Below is a listing; write it out exactly and drop any images from it.

Material:
* * * * *
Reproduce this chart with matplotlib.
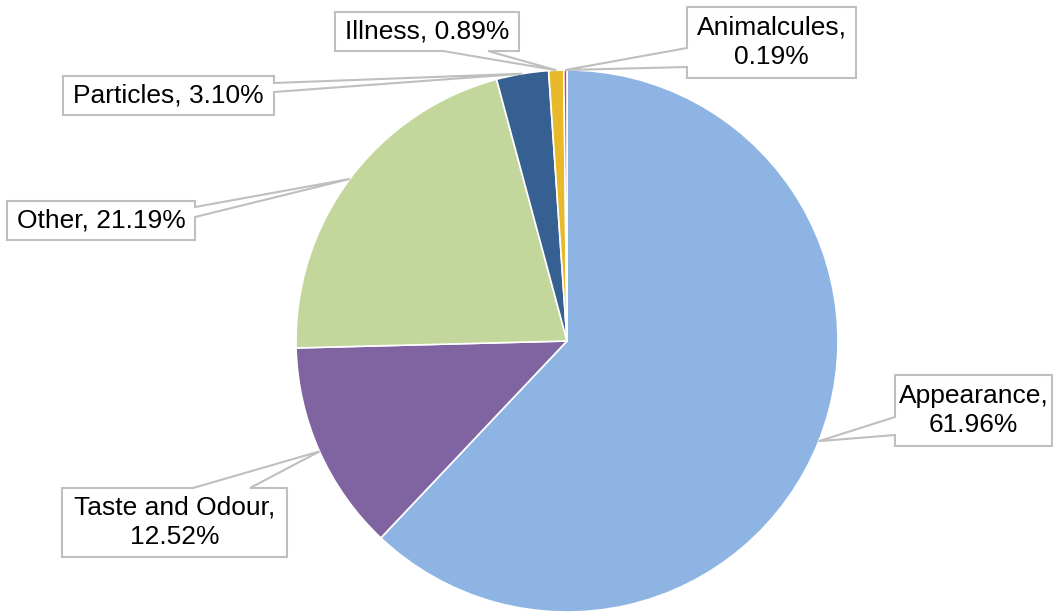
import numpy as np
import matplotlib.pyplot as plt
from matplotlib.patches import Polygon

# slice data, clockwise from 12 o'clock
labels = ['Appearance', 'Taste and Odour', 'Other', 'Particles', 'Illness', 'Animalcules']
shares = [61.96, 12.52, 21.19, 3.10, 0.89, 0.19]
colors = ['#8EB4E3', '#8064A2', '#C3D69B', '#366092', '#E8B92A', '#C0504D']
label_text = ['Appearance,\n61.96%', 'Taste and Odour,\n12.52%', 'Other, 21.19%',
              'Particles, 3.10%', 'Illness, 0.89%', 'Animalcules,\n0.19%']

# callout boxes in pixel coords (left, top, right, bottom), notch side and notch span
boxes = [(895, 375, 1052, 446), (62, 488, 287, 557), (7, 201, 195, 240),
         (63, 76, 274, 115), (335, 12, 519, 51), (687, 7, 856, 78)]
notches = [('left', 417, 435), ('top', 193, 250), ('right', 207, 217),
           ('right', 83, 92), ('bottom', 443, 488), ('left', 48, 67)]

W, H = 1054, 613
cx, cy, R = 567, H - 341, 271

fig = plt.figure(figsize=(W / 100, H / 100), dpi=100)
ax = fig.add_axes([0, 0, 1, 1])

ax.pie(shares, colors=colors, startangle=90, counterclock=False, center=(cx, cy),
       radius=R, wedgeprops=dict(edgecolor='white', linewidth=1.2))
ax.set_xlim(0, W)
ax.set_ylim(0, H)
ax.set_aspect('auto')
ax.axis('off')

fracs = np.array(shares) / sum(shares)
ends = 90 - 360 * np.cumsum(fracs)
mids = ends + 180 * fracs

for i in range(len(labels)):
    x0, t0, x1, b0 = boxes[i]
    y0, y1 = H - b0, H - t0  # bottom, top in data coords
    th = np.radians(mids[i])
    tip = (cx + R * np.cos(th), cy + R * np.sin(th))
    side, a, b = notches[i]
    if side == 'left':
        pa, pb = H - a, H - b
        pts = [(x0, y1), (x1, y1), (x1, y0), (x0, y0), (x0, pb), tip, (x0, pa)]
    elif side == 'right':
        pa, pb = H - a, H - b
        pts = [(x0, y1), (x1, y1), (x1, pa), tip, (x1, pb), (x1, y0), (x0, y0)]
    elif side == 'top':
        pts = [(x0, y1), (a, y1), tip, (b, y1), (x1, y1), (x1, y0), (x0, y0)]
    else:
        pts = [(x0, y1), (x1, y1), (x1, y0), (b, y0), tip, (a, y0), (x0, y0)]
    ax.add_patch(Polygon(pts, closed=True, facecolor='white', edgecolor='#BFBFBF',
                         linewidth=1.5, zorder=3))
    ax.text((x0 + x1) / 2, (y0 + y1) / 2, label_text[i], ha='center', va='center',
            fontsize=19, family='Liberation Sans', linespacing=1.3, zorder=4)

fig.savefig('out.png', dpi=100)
* * * * *
Output for this exercise:
Reproduce this chart with matplotlib.
import numpy as np
import matplotlib.pyplot as plt
from matplotlib.patches import Polygon

# slice data, clockwise from 12 o'clock
labels = ['Appearance', 'Taste and Odour', 'Other', 'Particles', 'Illness', 'Animalcules']
shares = [61.96, 12.52, 21.19, 3.10, 0.89, 0.19]
colors = ['#8EB4E3', '#8064A2', '#C3D69B', '#366092', '#E8B92A', '#C0504D']
label_text = ['Appearance,\n61.96%', 'Taste and Odour,\n12.52%', 'Other, 21.19%',
              'Particles, 3.10%', 'Illness, 0.89%', 'Animalcules,\n0.19%']

# callout boxes in pixel coords (left, top, right, bottom), notch side and notch span
boxes = [(895, 375, 1052, 446), (62, 488, 287, 557), (7, 201, 195, 240),
         (63, 76, 274, 115), (335, 12, 519, 51), (687, 7, 856, 78)]
notches = [('left', 417, 435), ('top', 193, 250), ('right', 207, 217),
           ('right', 83, 92), ('bottom', 443, 488), ('left', 48, 67)]

W, H = 1054, 613
cx, cy, R = 567, H - 341, 271

fig = plt.figure(figsize=(W / 100, H / 100), dpi=100)
ax = fig.add_axes([0, 0, 1, 1])

ax.pie(shares, colors=colors, startangle=90, counterclock=False, center=(cx, cy),
       radius=R, wedgeprops=dict(edgecolor='white', linewidth=1.2))
ax.set_xlim(0, W)
ax.set_ylim(0, H)
ax.set_aspect('auto')
ax.axis('off')

fracs = np.array(shares) / sum(shares)
ends = 90 - 360 * np.cumsum(fracs)
mids = ends + 180 * fracs

for i in range(len(labels)):
    x0, t0, x1, b0 = boxes[i]
    y0, y1 = H - b0, H - t0  # bottom, top in data coords
    th = np.radians(mids[i])
    tip = (cx + R * np.cos(th), cy + R * np.sin(th))
    side, a, b = notches[i]
    if side == 'left':
        pa, pb = H - a, H - b
        pts = [(x0, y1), (x1, y1), (x1, y0), (x0, y0), (x0, pb), tip, (x0, pa)]
    elif side == 'right':
        pa, pb = H - a, H - b
        pts = [(x0, y1), (x1, y1), (x1, pa), tip, (x1, pb), (x1, y0), (x0, y0)]
    elif side == 'top':
        pts = [(x0, y1), (a, y1), tip, (b, y1), (x1, y1), (x1, y0), (x0, y0)]
    else:
        pts = [(x0, y1), (x1, y1), (x1, y0), (b, y0), tip, (a, y0), (x0, y0)]
    ax.add_patch(Polygon(pts, closed=True, facecolor='white', edgecolor='#BFBFBF',
                         linewidth=1.5, zorder=3))
    ax.text((x0 + x1) / 2, (y0 + y1) / 2, label_text[i], ha='center', va='center',
            fontsize=19, family='Liberation Sans', linespacing=1.3, zorder=4)

fig.savefig('out.png', dpi=100)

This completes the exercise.